Explore the fascinating world of capacitors, their types, characteristics, and applications in various electronic circuits in our comprehensive guide.
Introduction to Capacitors
Capacitors are fundamental components in electronics with a wide array of applications. Understanding capacitors is key to a comprehensive grasp of electronic circuits and design.
What is a Capacitor?
A capacitor is an electronic component that stores and releases electrical energy. It does this by accumulating an electric charge when a voltage difference exists between its terminals. This stored charge can be released back into the circuit when required.
Construction and Types of Capacitors
Capacitors come in various shapes and sizes, but they all have a similar basic structure. A typical capacitor consists of two conductive plates separated by an insulating material known as the dielectric. The dielectric can be air, paper, plastic, ceramic, or a variety of other materials, each with its own unique properties that affect the capacitor’s performance.
The main types of capacitors are:
- Electrolytic Capacitors – These are typically used for high-capacitance applications. They employ a liquid or gel electrolyte as one of their plates, which allows for greater charge storage. However, they have polarity and must be connected the right way around in a circuit.

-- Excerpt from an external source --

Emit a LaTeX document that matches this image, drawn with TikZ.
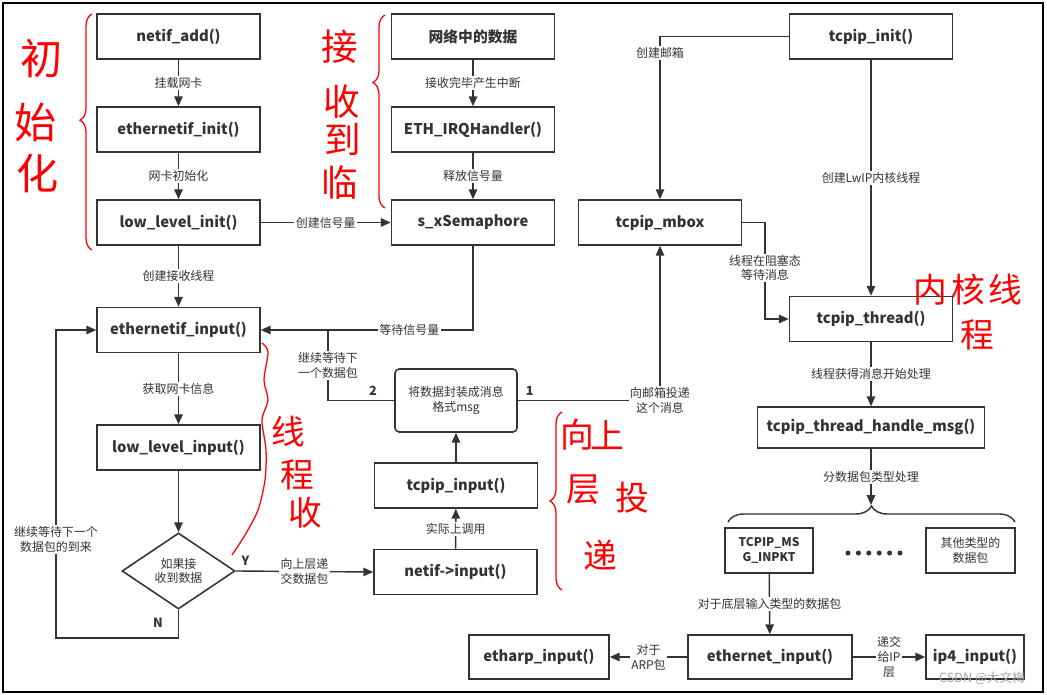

- Ceramic Capacitors – Ceramic capacitors are non-polarized and are often used for lower capacitance values in high-frequency circuits. They are small in size and reasonably temperature stable.
- Film Capacitors – Film capacitors are non-polarized capacitors that use a thin plastic film as their dielectric. They are typically used in analog signal and power supply circuits.
Capacitor Characteristics
The capacity of a capacitor, measured in Farads (F), is determined by the surface area of the plates, the distance between the plates, and the dielectric constant of the insulating material. In general, the larger the surface area and the smaller the distance, the greater the capacitance. Additionally, different materials used as dielectrics can influence other characteristics like voltage rating, leakage current, equivalent series resistance (ESR), and temperature stability.
Applications of Capacitors
Capacitors are crucial in many electronic applications. They are employed in filtering, energy storage, coupling and decoupling, tuning and resonance, and signal processing. Each application may require specific types and characteristics of capacitors, depending on the circuit’s design and purpose.
Specific Capacitor Applications
Let’s delve a little deeper into some of the key applications of capacitors in various circuits.
- Filtering: In power supplies, capacitors are used to smooth out the ripple voltage after rectification. They do this by charging up when the voltage rises and discharging when the voltage falls, effectively filling in the gaps.
- Energy Storage: Capacitors can store electrical energy for release upon demand. This property is used in flash photography and power conditioning, among other things.
- Coupling and Decoupling: Capacitors can pass AC signals from one part of a circuit to another (coupling) while blocking DC. They can also be used to provide a low impedance path to ground for AC signals, to prevent them from interfering with the circuit (decoupling).
- Tuning and Resonance: In radio and TV receivers, capacitors and inductors are used together to select the desired frequency and reject unwanted ones.
- Signal Processing: Capacitors are used in many signal processing applications, such as equalization, filtering, and timing circuits. They can also be used in integrators and differentiators in analog computing.
Capacitors in Series and Parallel
Like resistors, capacitors can be combined in series or parallel configurations, each affecting the total capacitance in a unique way. When capacitors are connected in series, the total capacitance decreases, while in a parallel configuration, the total capacitance increases, exactly opposite to how resistors behave.
Maintenance and Safety
Capacitors, especially those used in power electronics, can store large amounts of energy and remain charged even after the power supply has been turned off. Therefore, it’s crucial to discharge capacitors before working on a circuit. Additionally, using capacitors with a voltage rating well above their expected operating voltage can help ensure a long and reliable service life.
Conclusion
In conclusion, capacitors are indispensable components in electronic circuits, contributing to a variety of functions from filtering to energy storage and signal processing. Understanding the different types of capacitors, their characteristics, and their proper use is fundamental for anyone working in electronics. As technology continues to evolve, the role of capacitors will only grow in importance, reinforcing their status as critical components in the world of electronics.